/---

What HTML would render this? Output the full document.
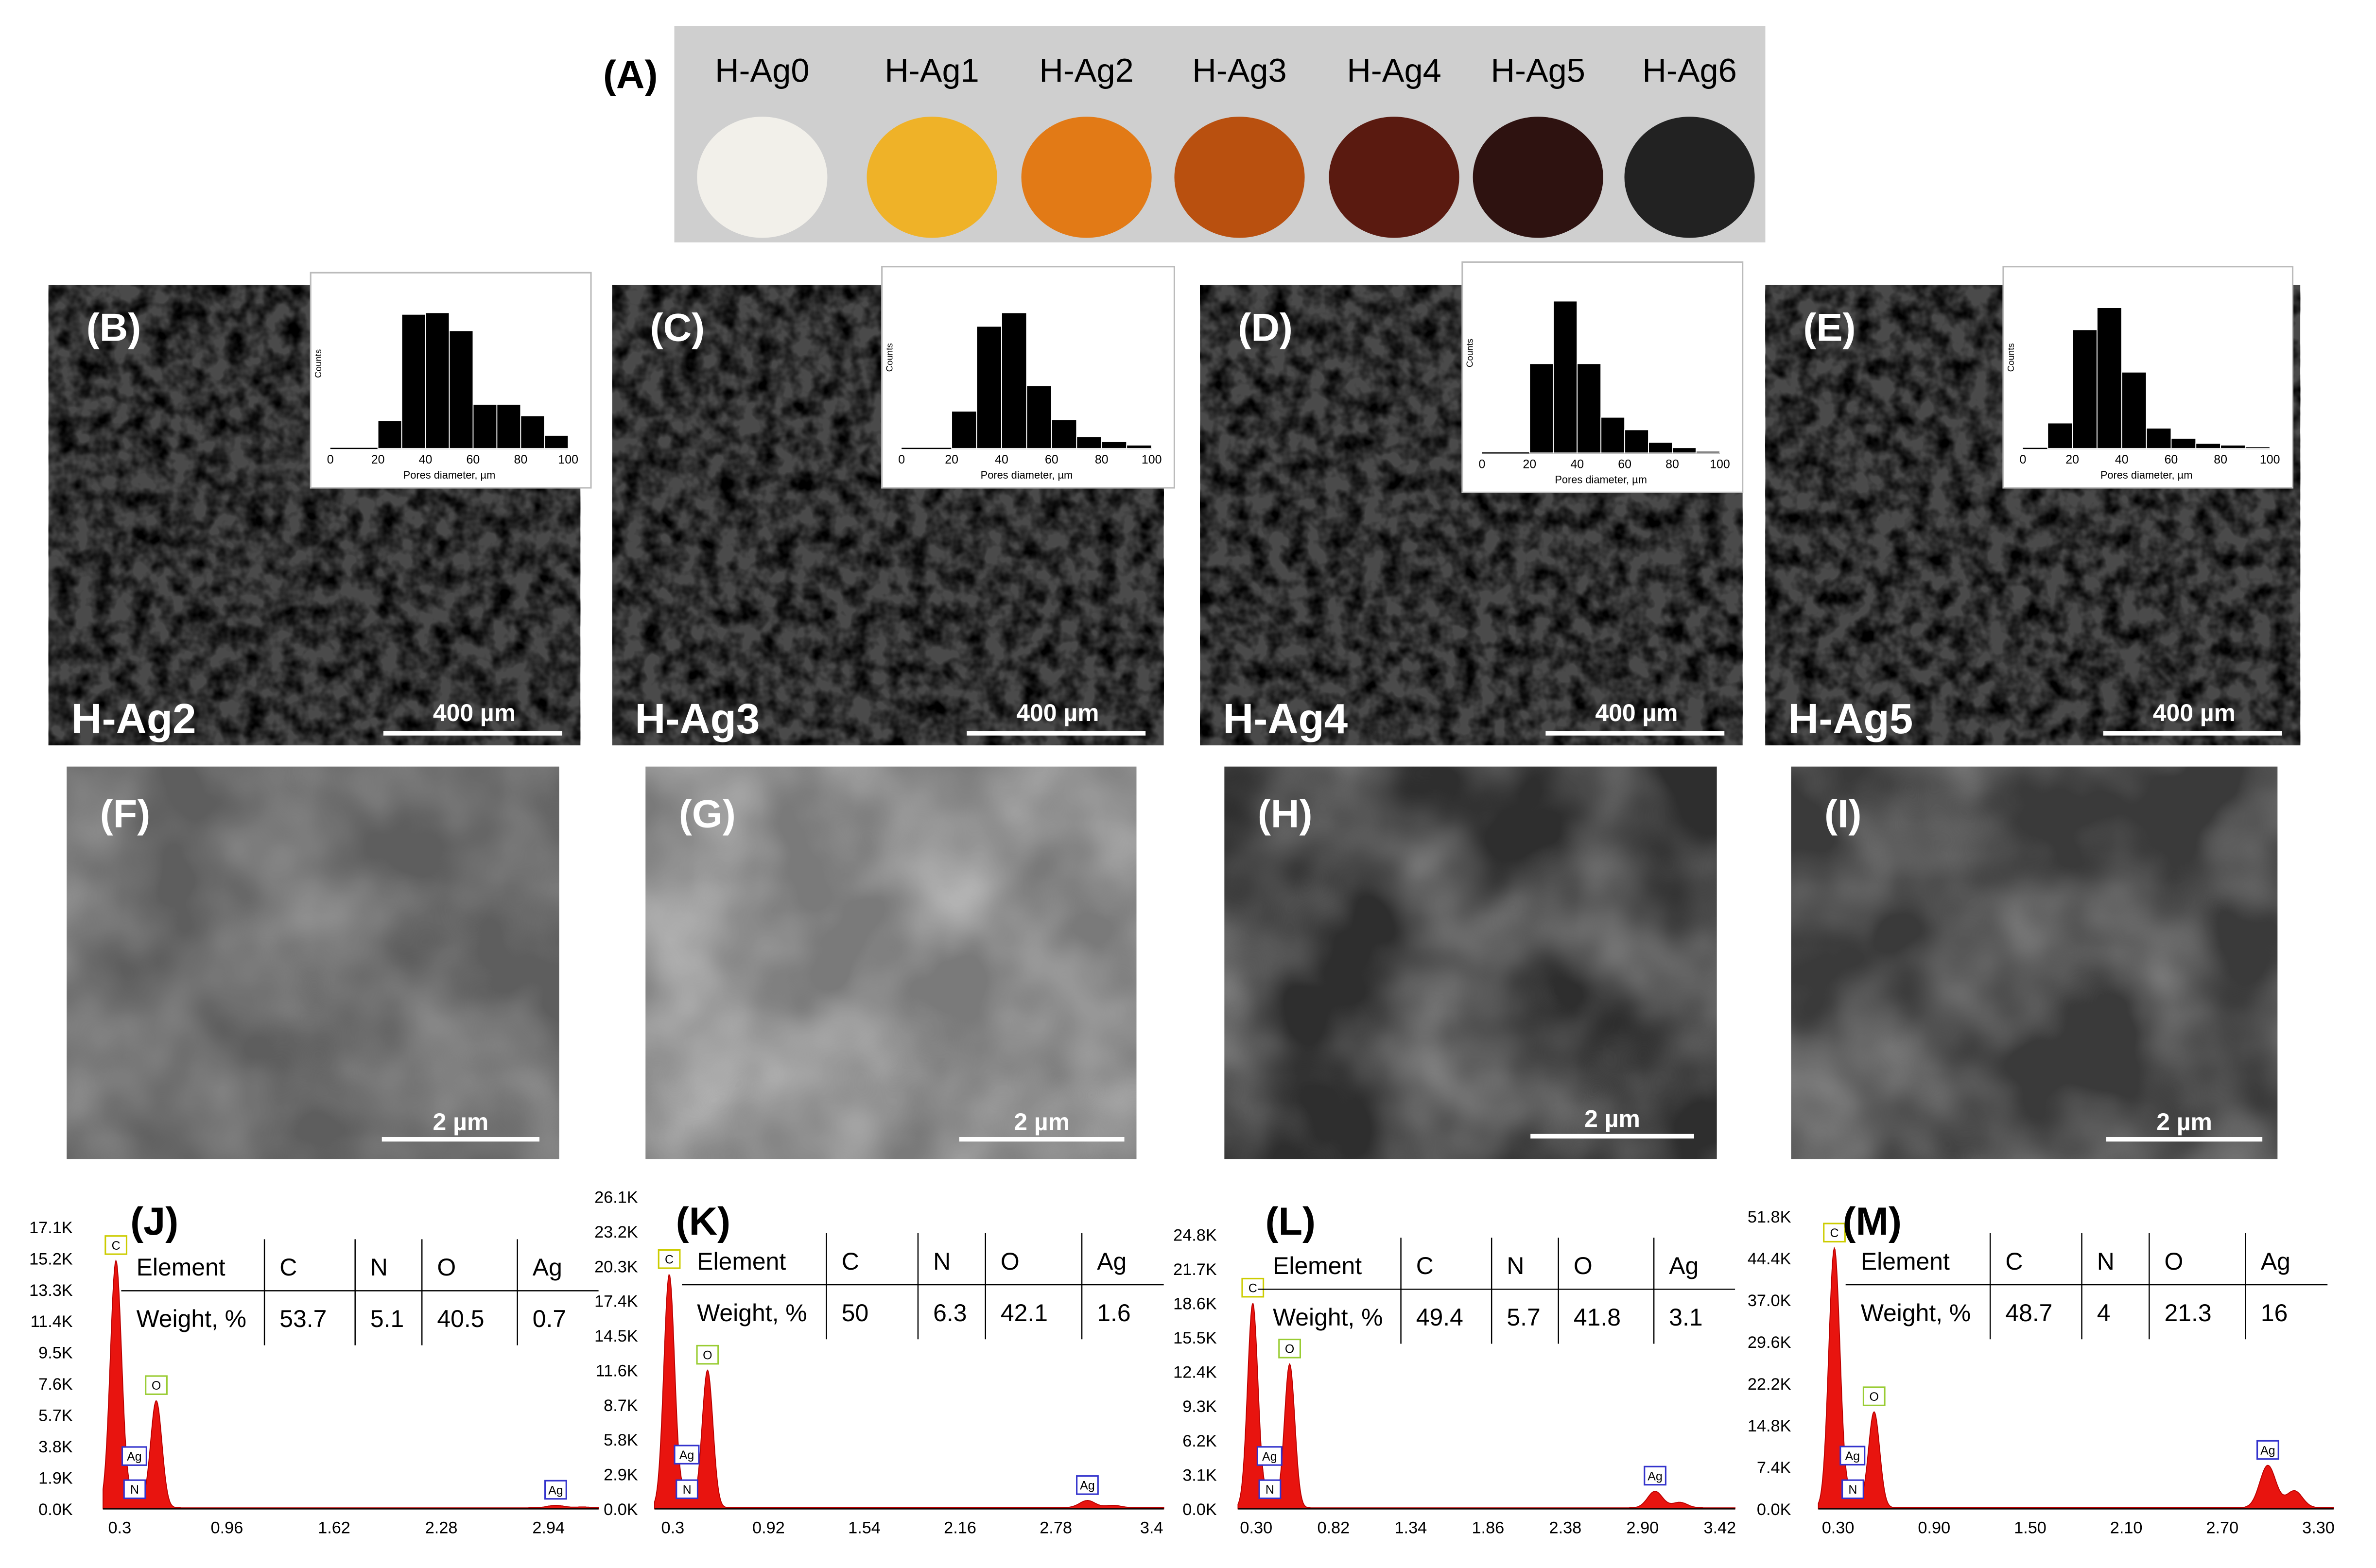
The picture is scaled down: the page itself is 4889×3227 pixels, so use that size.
<!DOCTYPE html>
<html><head><meta charset="utf-8"><style>
html,body{margin:0;padding:0;background:#fff}
svg{display:block}
text{font-family:"Liberation Sans",sans-serif}
</style></head><body>
<svg id="fig" xmlns="http://www.w3.org/2000/svg" width="4889" height="3227" viewBox="0 0 1568 1035" preserveAspectRatio="none">
<defs>
<filter id="sem" x="0" y="0" width="100%" height="100%">
<feTurbulence type="fractalNoise" baseFrequency="0.08" numOctaves="3" seed="3"/>
<feColorMatrix type="matrix" values="0 0 0 0 0  0 0 0 0 0  0 0 0 0 0  2.2 0 0 0 -0.75"/>
</filter>
<filter id="sem2" x="0" y="0" width="100%" height="100%">
<feTurbulence type="fractalNoise" baseFrequency="0.012" numOctaves="3" seed="7"/>
<feColorMatrix type="matrix" values="0 0 0 0 1  0 0 0 0 1  0 0 0 0 1  1.4 0 0 0 -0.45"/>
</filter>
</defs>
<rect width="1568" height="1035" fill="#fff"/>
<g id="root"></g>
</svg>
<script>
const NS="http://www.w3.org/2000/svg";
const root=document.getElementById('root');
function mk(tag,attrs,parent,txt){const e=document.createElementNS(NS,tag);for(const k in attrs)e.setAttribute(k,attrs[k]);if(txt!==undefined)e.textContent=txt;(parent||root).appendChild(e);return e;}

// Panel A data
const sampleLabels=["H-Ag0","H-Ag1","H-Ag2","H-Ag3","H-Ag4","H-Ag5","H-Ag6"];
const sampleX=[503,615,717,818,920,1015,1115];
const sampleColors=["#f2f0ea","#efb228","#e27a16","#b9500f","#5a1a10","#2e1210","#222"];

// Histogram data (bin starts, relative counts)
const histBins=[0,10,20,30,40,50,60,70,80,90];
const histB=[0,0,0.17,0.82,0.83,0.72,0.27,0.27,0.2,0.08];
const histC=[0,0,0.22,0.72,0.8,0.37,0.17,0.07,0.04,0.02];
const histD=[0,0,0.5,0.85,0.5,0.2,0.13,0.06,0.03,0.01];
const histE=[0,0.15,0.7,0.83,0.45,0.12,0.06,0.03,0.02,0.01];
const histTicks=[0,20,40,60,80,100];

// EDS data
const tableHead=["Element","C","N","O","Ag"];
const tableJ=["Weight, %","53.7","5.1","40.5","0.7"];
const tableK=["Weight, %","50","6.3","42.1","1.6"];
const tableL=["Weight, %","49.4","5.7","41.8","3.1"];
const tableM=["Weight, %","48.7","4","21.3","16"];
const peakE=[0.277,0.392,0.525,2.984,3.15];
const peaksJ=[15.0,1.0,6.5,0.15,0.05];
const peaksK=[19.5,1.5,11.5,0.6,0.2];
const peaksL=[18.5,1.5,13.0,1.5,0.5];
const peaksM=[46,3,17,7.5,3];
const yTicksJ=["17.1K","15.2K","13.3K","11.4K","9.5K","7.6K","5.7K","3.8K","1.9K","0.0K"];
const yTicksK=["26.1K","23.2K","20.3K","17.4K","14.5K","11.6K","8.7K","5.8K","2.9K","0.0K"];
const yTicksL=["24.8K","21.7K","18.6K","15.5K","12.4K","9.3K","6.2K","3.1K","0.0K"];
const yTicksM=["51.8K","44.4K","37.0K","29.6K","22.2K","14.8K","7.4K","0.0K"];
const xTicksJ=["0.3","0.96","1.62","2.28","2.94"];
const xTicksK=["0.3","0.92","1.54","2.16","2.78","3.4"];
const xTicksL=["0.30","0.82","1.34","1.86","2.38","2.90","3.42"];
const xTicksM=["0.30","0.90","1.50","2.10","2.70","3.30"];

// ---- Panel A
mk('text',{x:398,y:58,'font-size':26,'font-weight':'bold',},root,'(A)');
mk('rect',{x:445,y:17,width:720,height:143,fill:'#cfcfcf',});
sampleLabels.forEach((l,i)=>{
  const t=mk('text',{x:sampleX[i],y:54,'font-size':22,'text-anchor':'middle'},root,l);
  
  
  const c=mk('ellipse',{cx:sampleX[i],cy:117,rx:43,ry:40,fill:sampleColors[i]});
  
  
});

// ---- SEM row 1
const semRow1=[{x:32,w:351,l:'(B)',n:'H-Ag2',h:histB,ix:205,iy:180,iw:185,ih:142},
 {x:404,w:364,l:'(C)',n:'H-Ag3',h:histC,ix:582,iy:176,iw:193,ih:146},
 {x:792,w:358,l:'(D)',n:'H-Ag4',h:histD,ix:965,iy:173,iw:185,ih:152},
 {x:1165,w:353,l:'(E)',n:'H-Ag5',h:histE,ix:1322,iy:176,iw:191,ih:146}];
semRow1.forEach((p,k)=>{
  const g=mk('g',{});
  
  
  mk('rect',{x:p.x,y:188,width:p.w,height:304,fill:'#4a4a4a'},g);
  mk('rect',{x:p.x,y:188,width:p.w,height:304,fill:'#e6e6e6',filter:'url(#sem)'},g);
  mk('text',{x:p.x+25,y:225,'font-size':26,'font-weight':'bold',fill:'#fff'},g,p.l);
  mk('text',{x:p.x+15,y:484,'font-size':28,'font-weight':'bold',fill:'#fff'},g,p.n);
  mk('line',{x1:p.x+p.w-130,x2:p.x+p.w-12,y1:484,y2:484,stroke:'#fff','stroke-width':3},g);
  mk('text',{x:p.x+p.w-70,y:476,'font-size':16,'font-weight':'bold',fill:'#fff','text-anchor':'middle'},g,'400 µm');
  const ig=mk('g',{});
  
  
  mk('rect',{x:p.ix,y:p.iy,width:p.iw,height:p.ih,fill:'#fff',stroke:'#bbb'},ig);
  const x0=p.ix+13,x1=p.ix+p.iw-15,yb=p.iy+p.ih-26,yt=p.iy+8;
  const sx=v=>x0+(x1-x0)*v/100, sy=v=>yb-(yb-yt)*v;
  mk('line',{x1:x0,x2:x1,y1:yb,y2:yb,stroke:'#000','stroke-width':0.8},ig);
  histBins.forEach((b,i)=>{ if(p.h[i]>0){
    const r=mk('rect',{x:sx(b),y:sy(p.h[i]),width:sx(b+10)-sx(b),height:yb-sy(p.h[i]),fill:'#000',stroke:'#fff','stroke-width':0.6},ig);
    
    
  }});
  histTicks.forEach(t=>mk('text',{x:sx(t),y:yb+10,'font-size':8,'text-anchor':'middle'},ig,t));
  mk('text',{x:(x0+x1)/2,y:yb+20,'font-size':7,'text-anchor':'middle'},ig,'Pores diameter, µm');
  mk('text',{x:p.ix+7,y:p.iy+60,'font-size':6,transform:`rotate(-90 ${p.ix+7} ${p.iy+60})`,'text-anchor':'middle'},ig,'Counts');
});

// ---- SEM row 2
const semRow2=[{x:44,w:325,l:'(F)',bar:[252,356],by:752},{x:426,w:324,l:'(G)',bar:[633,742],by:752},
 {x:808,w:325,l:'(H)',bar:[1010,1118],by:750},{x:1182,w:321,l:'(I)',bar:[1390,1493],by:752}];
const semBase=['#5e5e5e','#7a7a7a','#2e2e2e','#3a3a3a'];
const semOp=[0.45,0.6,0.5,0.5];
semRow2.forEach((p,k)=>{
  const g=mk('g',{});
  
  
  mk('rect',{x:p.x,y:506,width:p.w,height:259,fill:semBase[k]},g);
  mk('rect',{x:p.x,y:506,width:p.w,height:259,filter:'url(#sem2)',opacity:semOp[k]},g);
  mk('text',{x:p.x+22,y:546,'font-size':26,'font-weight':'bold',fill:'#fff'},g,p.l);
  mk('line',{x1:p.bar[0],x2:p.bar[1],y1:p.by,y2:p.by,stroke:'#fff','stroke-width':3},g);
  mk('text',{x:(p.bar[0]+p.bar[1])/2,y:p.by-6,'font-size':16,'font-weight':'bold',fill:'#fff','text-anchor':'middle'},g,'2 µm');
});

// ---- EDS spectra
const eds=[
 {l:'(J)',lx:86,table:tableJ,tx:80,tw:315,ty:818,yt:yTicksJ,yTop:810,ylx:48,xt:xTicksJ,xp:[79,362],x0:68,x1:395,pk:peaksJ,max:17.1},
 {l:'(K)',lx:446,table:tableK,tx:450,tw:318,ty:814,yt:yTicksK,yTop:790,ylx:421,xt:xTicksK,xp:[444,760],x0:432,x1:768,pk:peaksK,max:26.1},
 {l:'(L)',lx:835,table:tableL,tx:830,tw:315,ty:817,yt:yTicksL,yTop:815,ylx:803,xt:xTicksL,xp:[829,1135],x0:817,x1:1145,pk:peaksL,max:24.8},
 {l:'(M)',lx:1216,table:tableM,tx:1218,tw:318,ty:814,yt:yTicksM,yTop:803,ylx:1182,xt:xTicksM,xp:[1213,1530],x0:1200,x1:1540,pk:peaksM,max:51.8}];
const yZero=996;
eds.forEach((s,k)=>{
  const g=mk('g',{});
  
  
  const ex0=parseFloat(s.xt[0]),ex1=parseFloat(s.xt[s.xt.length-1]);
  const sx=e=>s.xp[0]+(s.xp[1]-s.xp[0])*(e-ex0)/(ex1-ex0);
  const sy=v=>yZero-(yZero-s.yTop)*v/s.max;
  const n=s.yt.length;
  s.yt.forEach((t,i)=>mk('text',{x:s.ylx,y:s.yTop+(yZero-s.yTop)*i/(n-1)+4,'font-size':11,'text-anchor':'end'},g,t));
  s.xt.forEach(t=>mk('text',{x:sx(parseFloat(t)),y:1012,'font-size':11,'text-anchor':'middle'},g,t));
  let d=`M${s.x0},${yZero}`;
  for(let px=s.x0;px<=s.x1;px+=0.5){
    const e=ex0+(px-s.xp[0])*(ex1-ex0)/(s.xp[1]-s.xp[0]);
    let v=0; peakE.forEach((pe,i)=>{const w=pe>2?0.05:0.035;v+=s.pk[i]*Math.exp(-((e-pe)**2)/(2*w*w));});
    v+=s.max*0.004;
    d+=` L${px.toFixed(1)},${sy(v).toFixed(1)}`;
  }
  d+=` L${s.x1},${yZero} Z`;
  const sp=mk('path',{d:d,fill:'#e8140f',stroke:'#b00','stroke-width':0.6},g);
  
  
  mk('line',{x1:s.x0,x2:s.x1,y1:yZero,y2:yZero,stroke:'#000','stroke-width':0.8},g);
  [['C',0,'#cc0'],['O',2,'#9c3'],['Ag',3,'#33c'],['N',1,'#33c']].forEach(([lab,i,col])=>{
    const y=lab==='N'?yZero-12:sy(s.pk[i])-10;
    const x=sx(peakE[i]);
    mk('rect',{x:x-7,y:y-7,width:14,height:12,fill:'#fff',stroke:col,'stroke-width':1},g);
    mk('text',{x:x,y:y+2,'font-size':8,'text-anchor':'middle'},g,lab);
  });
  mk('rect',{x:sx(0.39)-8,y:sy(Math.max(s.pk[1],0))-30,width:16,height:12,fill:'#fff',stroke:'#33c'},g);
  mk('text',{x:sx(0.39),y:sy(Math.max(s.pk[1],0))-21,'font-size':8,'text-anchor':'middle'},g,'Ag');
  mk('text',{x:s.lx,y:815,'font-size':26,'font-weight':'bold'},g,s.l);
  const tg=mk('g',{});
  
  
  const colW=[0.3,0.19,0.14,0.2,0.17].map(f=>f*s.tw);
  let cx=s.tx; const colX=[];
  colW.forEach(w=>{colX.push(cx);cx+=w;});
  mk('line',{x1:s.tx,x2:s.tx+s.tw,y1:s.ty+34,y2:s.ty+34,stroke:'#000','stroke-width':0.8},tg);
  colX.slice(1).forEach(x=>mk('line',{x1:x,x2:x,y1:s.ty,y2:s.ty+70,stroke:'#000','stroke-width':0.8},tg));
  tableHead.forEach((h,i)=>mk('text',{x:colX[i]+10,y:s.ty+24,'font-size':16},tg,h));
  s.table.forEach((h,i)=>mk('text',{x:colX[i]+10,y:s.ty+58,'font-size':16},tg,h));
});
</script>
</body></html>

\---

[To do]:
Pick out all lines containing the string "document".

[Expected answer]:
What HTML would render this? Output the full document.
const root=document.getElementById('root');
function mk(tag,attrs,parent,txt){const e=document.createElementNS(NS,tag);for(const k in attrs)e.setAttribute(k,attrs[k]);if(txt!==undefined)e.textContent=txt;(parent||root).appendChild(e);return e;}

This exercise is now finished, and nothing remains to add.